11 Tudo fez formoso em seu tempo: também pôs o século no coração deles, sem que o homem possa descobrir a obra que Deus fez desde o princípio até ao fim.
Al wat Hij maakte, is goed op zijn tijd; En al heeft Hij ook de eeuwigheid gelegd in het hart van den mens, Toch kan de mens de daden van God Niet van het begin tot het einde doorgronden.
12 Já tenho advertido que não há coisa melhor para eles do que alegrar-se e fazer bem na sua vida;
Zo begreep ik, dat er niets beter is voor den mens, Dan zich verheugen en zich te goed doen in het leven.
13 Como também que todo o homem coma e beba, e goze do bem de todo o seu trabalho: isto é um dom de Deus.

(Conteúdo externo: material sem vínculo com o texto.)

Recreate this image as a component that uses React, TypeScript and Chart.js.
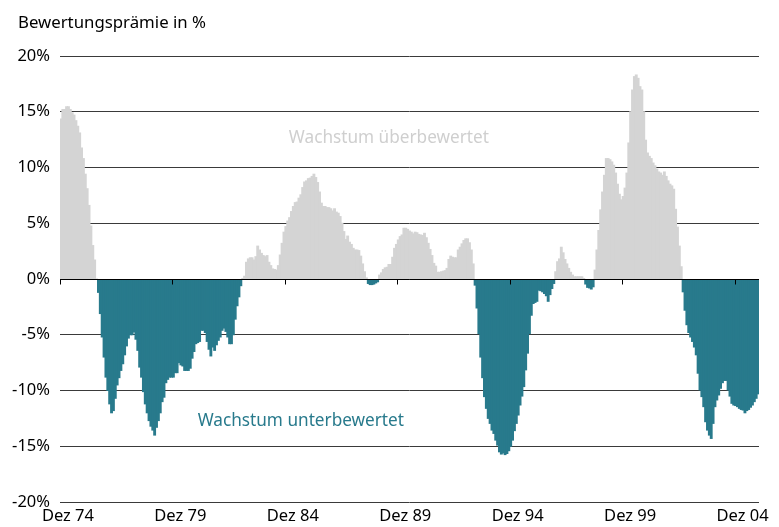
import React, { useEffect, useRef } from 'react';
import { Chart, registerables } from 'chart.js';

Chart.register(...registerables);

// Bewertungsprämie (Wachstum vs. Substanz) in %, monatlich ab Dez 74
const values1975to1979 = [
  14.35, 15.2, 15.2, 15.45, 15.45, 15.2, 14.9, 14.7, 14.2, 13.7,
  13.1, 11.75, 10.8, 9.4, 8.1, 6.6, 4.75, 3.0, 1.7, 0.0,
  -1.2, -3.1, -5.2, -7.0, -8.8, -10.0, -11.2, -12.0, -11.8, -10.7,
  -9.5, -8.85, -8.2, -7.6, -6.8, -6.0, -5.3, -5.0, -5.0, -4.75,
  -5.4, -6.4, -7.9, -8.8, -10.1, -11.2, -12.0, -12.7, -13.2, -13.55,
  -14.0, -13.3, -12.7, -12.0, -11.0, -10.6, -9.3, -9.0, -8.8, -8.8,
];
const values1980to1984 = [
  -8.8, -8.4, -8.4, -7.5, -7.7, -7.8, -8.2, -8.2, -8.2, -8.0,
  -7.1, -6.5, -5.8, -5.7, -5.6, -4.6, -4.6, -4.8, -5.6, -6.3,
  -6.9, -6.1, -6.4, -5.9, -5.5, -5.2, -4.6, -4.4, -4.7, -5.2,
  -5.8, -5.8, -5.0, -3.6, -2.4, -1.6, -0.6, 0.05, 0.25, 1.5,
  1.8, 1.9, 1.9, 1.7, 2.0, 2.95, 2.6, 2.3, 2.1, 2.0,
  2.1, 1.5, 1.2, 0.9, 0.85, 0.8, 1.2, 2.15, 3.2, 4.2,
];
const values1985to1989 = [
  4.7, 5.2, 5.5, 6.05, 6.5, 6.85, 6.9, 7.25, 7.55, 8.2,
  8.7, 8.8, 9.0, 9.05, 9.2, 9.4, 9.1, 8.65, 7.8, 6.8,
  6.5, 6.5, 6.4, 6.4, 6.3, 6.1, 6.3, 6.0, 5.9, 5.6,
  5.0, 4.25, 3.55, 3.85, 3.3, 3.1, 2.75, 2.6, 2.6, 2.55,
  2.05, 1.35, 0.65, 0.1, -0.4, -0.5, -0.5, -0.45, -0.35, -0.25,
  0.35, 0.55, 0.85, 1.0, 1.05, 1.3, 1.3, 1.95, 2.75, 3.1,
];
const values1990to1994 = [
  3.5, 3.8, 3.95, 4.55, 4.55, 4.45, 4.3, 4.2, 4.05, 4.2,
  4.15, 4.0, 3.95, 3.9, 4.1, 3.7, 3.2, 2.65, 2.1, 1.4,
  1.15, 0.6, 0.6, 0.65, 0.7, 0.75, 0.95, 1.75, 2.05, 1.95,
  1.9, 1.9, 2.6, 2.85, 3.15, 3.45, 3.6, 3.6, 3.25, 2.6,
  1.35, -0.55, -2.6, -4.9, -7.0, -8.85, -10.55, -11.6, -12.5, -12.95,
  -13.55, -13.85, -14.45, -14.9, -15.5, -15.7, -15.6, -15.75, -15.65, -15.4,
];
const values1995to1999 = [
  -15.0, -14.45, -13.6, -12.95, -12.2, -11.3, -10.5, -9.65, -8.15, -6.65,
  -4.9, -3.25, -2.2, -2.1, -2.0, -1.0, -1.05, -1.15, -1.3, -1.5,
  -2.0, -1.4, -0.85, -0.4, 0.65, 1.55, 1.8, 2.85, 2.35, 1.75,
  1.35, 0.95, 0.6, 0.35, 0.2, 0.2, 0.2, 0.2, 0.2, 0.05,
  -0.45, -0.75, -0.8, -0.9, -0.7, 0.8, 2.6, 4.35, 6.2, 7.8,
  9.3, 10.8, 10.8, 10.7, 10.5, 10.2, 9.5, 8.5, 7.6, 7.1,
];
const values2000to2004 = [
  7.4, 8.15, 9.5, 12.2, 15.0, 16.95, 18.15, 18.3, 18.0, 17.25,
  16.95, 15.0, 12.45, 11.3, 11.0, 10.8, 10.4, 10.15, 9.85, 9.6,
  9.5, 9.3, 9.6, 9.2, 8.8, 8.5, 8.35, 8.05, 6.25, 4.65,
  2.95, 1.1, -1.15, -2.8, -4.1, -4.8, -5.2, -5.6, -6.1, -6.8,
  -8.45, -9.95, -10.55, -11.45, -12.8, -13.55, -14.0, -14.3, -12.95, -11.45,
  -10.85, -10.4, -9.8, -9.3, -9.1, -9.1, -9.95, -10.5, -11.15, -11.3,
];
const values2005 = [
  -11.35, -11.45, -11.6, -11.7, -11.75, -12.0, -11.8, -11.7, -11.5, -11.3,
  -11.0, -10.7, -10.3,
];

const premium = [
  ...values1975to1979,
  ...values1980to1984,
  ...values1985to1989,
  ...values1990to1994,
  ...values1995to1999,
  ...values2000to2004,
  ...values2005,
];

const monthNames = ['Jan', 'Feb', 'Mrz', 'Apr', 'Mai', 'Jun', 'Jul', 'Aug', 'Sep', 'Okt', 'Nov', 'Dez'];
const categories: string[] = premium.map((_, i) => {
  const m = (11 + i) % 12;
  const y = 1974 + Math.floor((11 + i) / 12);
  return `${monthNames[m]} ${String(y % 100).padStart(2, '0')}`;
});

const tickLabels = ['Dez 74', 'Dez 79', 'Dez 84', 'Dez 89', 'Dez 94', 'Dez 99', 'Dez 04'];
const yTicks = [-20, -15, -10, -5, 0, 5, 10, 15, 20];

const TITLE = 'Bewertungsprämie in %';
const LABEL_OVER = 'Wachstum überbewertet';
const LABEL_UNDER = 'Wachstum unterbewertet';

const GRAY = '#d4d4d4';
const TEAL = '#287a8c';
const FONT = '"Noto Sans", "Open Sans", sans-serif';
const FONT_SIZE = 16.5;

export default function App() {
  const canvasRef = useRef<HTMLCanvasElement | null>(null);

  useEffect(() => {
    const canvas = canvasRef.current;
    if (!canvas) return;

    const overlay = {
      id: 'overlay',
      afterDatasetsDraw(chart: any) {
        const { ctx, chartArea } = chart;
        const x = chart.scales.x;
        const y = chart.scales.y;
        ctx.save();
        // zero line with year ticks
        const y0 = Math.round(y.getPixelForValue(0)) + 0.5;
        ctx.strokeStyle = '#000';
        ctx.lineWidth = 1;
        ctx.beginPath();
        ctx.moveTo(chartArea.left, y0);
        ctx.lineTo(chartArea.right, y0);
        categories.forEach((c, i) => {
          if (tickLabels.includes(c)) {
            const px = Math.round(x.getPixelForValue(i) - x.width / categories.length / 2) + 0.5;
            ctx.moveTo(px, y0);
            ctx.lineTo(px, y0 + 5);
          }
        });
        ctx.stroke();

        // annotations
        ctx.font = `17.2px ${FONT}`;
        ctx.textAlign = 'center';
        ctx.textBaseline = 'middle';
        ctx.fillStyle = '#cfcfcf';
        ctx.fillText(LABEL_OVER, x.getPixelForValue(175), y.getPixelForValue(12.6));
        ctx.fillStyle = TEAL;
        ctx.fillText(LABEL_UNDER, x.getPixelForValue(128), y.getPixelForValue(-12.75));

        // title
        ctx.font = `16.8px ${FONT}`;
        ctx.fillStyle = '#000';
        ctx.textAlign = 'left';
        ctx.textBaseline = 'alphabetic';
        ctx.fillText(TITLE, 18, 28);
        ctx.restore();
      },
    };

    const chart = new Chart(canvas, {
      type: 'bar',
      data: {
        labels: categories,
        datasets: [
          {
            data: premium,
            backgroundColor: premium.map((v) => (v >= 0 ? GRAY : TEAL)),
            borderWidth: 0,
            inflateAmount: 0.5,
            barPercentage: 1,
            categoryPercentage: 1,
          } as any,
        ],
      },
      options: {
        responsive: false,
        animation: false,
        devicePixelRatio: 1,
        layout: { padding: { top: 56, right: 20, left: 0, bottom: 0 } },
        plugins: {
          legend: { display: false },
          tooltip: { enabled: false },
          title: { display: false },
        },
        scales: {
          x: {
            type: 'category',
            grid: { display: false, drawTicks: false },
            border: { display: false },
            ticks: {
              autoSkip: false,
              maxRotation: 0,
              minRotation: 0,
              padding: 4,
              labelOffset: 7,
              color: '#000',
              font: { family: FONT, size: FONT_SIZE },
              callback: (_v: any, i: number) => (tickLabels.includes(categories[i]) ? categories[i] : ''),
            },
            afterFit: (scale: any) => {
              scale.height = 25;
            },
          },
          y: {
            min: -20,
            max: 20,
            afterBuildTicks: (scale: any) => {
              scale.ticks = yTicks.map((v) => ({ value: v }));
            },
            grid: { color: '#3a3a3a', lineWidth: 1, drawTicks: false },
            border: { display: false },
            ticks: {
              padding: 10,
              color: '#000',
              font: { family: FONT, size: FONT_SIZE },
              callback: (v: any) => `${v}%`,
            },
            afterFit: (scale: any) => {
              scale.width = 60;
            },
          },
        },
      },
      plugins: [overlay],
    });

    return () => chart.destroy();
  }, []);

  return (
    <div style={{ position: 'fixed', left: 0, top: 0, width: 779, height: 527, background: '#fff' }}>
      <canvas ref={canvasRef} width={779} height={527} style={{ display: 'block' }} />
    </div>
  );
}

Want als iemand kan eten en drinken En van al zijn zwoegen genieten, Dan is dat een gave van God!
14 Sei eu que tudo quanto Deus faz isso durará eternamente: nada se lhe deve acrescentar, e nada dele se deve diminuir; e isto faz Deus para que haja temor diante dele.
Ik begreep, dat al wat God doet, voor altijd blijft; Daar kan men niets aan toevoegen of van afdoen: God maakt het zo, dat men Hem vreest.
15 O que houve de antes ainda o há agora: e o que há de ser, já foi; e Deus pede conta do que passou.
Wat thans bestaat, was er reeds lang; En wat er zijn zal, bestond al vroeger; Want God zoekt wat voorbij is, telkens weer op.
16 Vi mais debaixo do sol, no lugar do juízo, que havia ali impiedade, e no lugar da justiça que ali havia impiedade.
Ook zag ik onder de zon, Dat het onrecht zetelt op de plaats van het recht, En de boze op de plaats van den vrome.
17 Eu disse no meu coração: Deus julgará o justo e o ímpio; porque ali será o tempo para julgar de todo o intento e sobre toda a obra.
Maar ik dacht bij mijzelf: Eens zal God den vrome en den boze richten; Want ieder ding en ieder werk heeft bij Hem zijn tijd.
18 Disse eu no meu coração acerca do estado dos filhos dos homens, que Deus lhes declararia; e eles o veriam, que eles são como as bestas em si mesmos.
Maar als ik mijn gedachten over de mensen liet gaan, Zag ik, dat zij wel door God zijn geschapen, Maar feitelijk gelijk zijn aan het dier;
19 Porque o que sucede aos filhos dos homens, isso mesmo também sucede às bestas, e o mesmo sucede a eles ambos: como morre um, assim morre o outro; e todos tem o mesmo fôlego, e a vantagem dos homens sobre as bestas não é nenhuma, porque todos são vaidade.
Want mens en dier hebben hetzelfde lot. De één moet sterven even goed als de ander; Want beiden hebben zij dezelfde adem. De mens heeft niets vóór boven het dier; Waarachtig, alles is ijdelheid!
20 Todos vão para um lugar: todos foram feitos do pó, e todos voltarão ao pó
Zij gaan beiden naar dezelfde plaats; Beiden kwamen zij voort uit stof, En beiden keren zij terug tot stof.
21 Quem adverte que o fôlego dos filhos dos homens sobe para cima, e que o fôlego das bestas desce para baixo da terra?
Wie weet of ‘s mensen levensadem opstijgt naar boven, En die van het dier naar beneden gaat in de grond?
22 Assim que tenho visto que não há coisa melhor do que alegrar-se o homem nas suas obras, porque essa é a sua porção; porque quem o levará a ver o que será depois dele
Zo begreep ik, dat er niets beter is voor den mens, Dan te genieten van zijn werken; want dat komt hem toe. Wie toch kan hem zekerheid geven Van wat de toekomst hem brengt?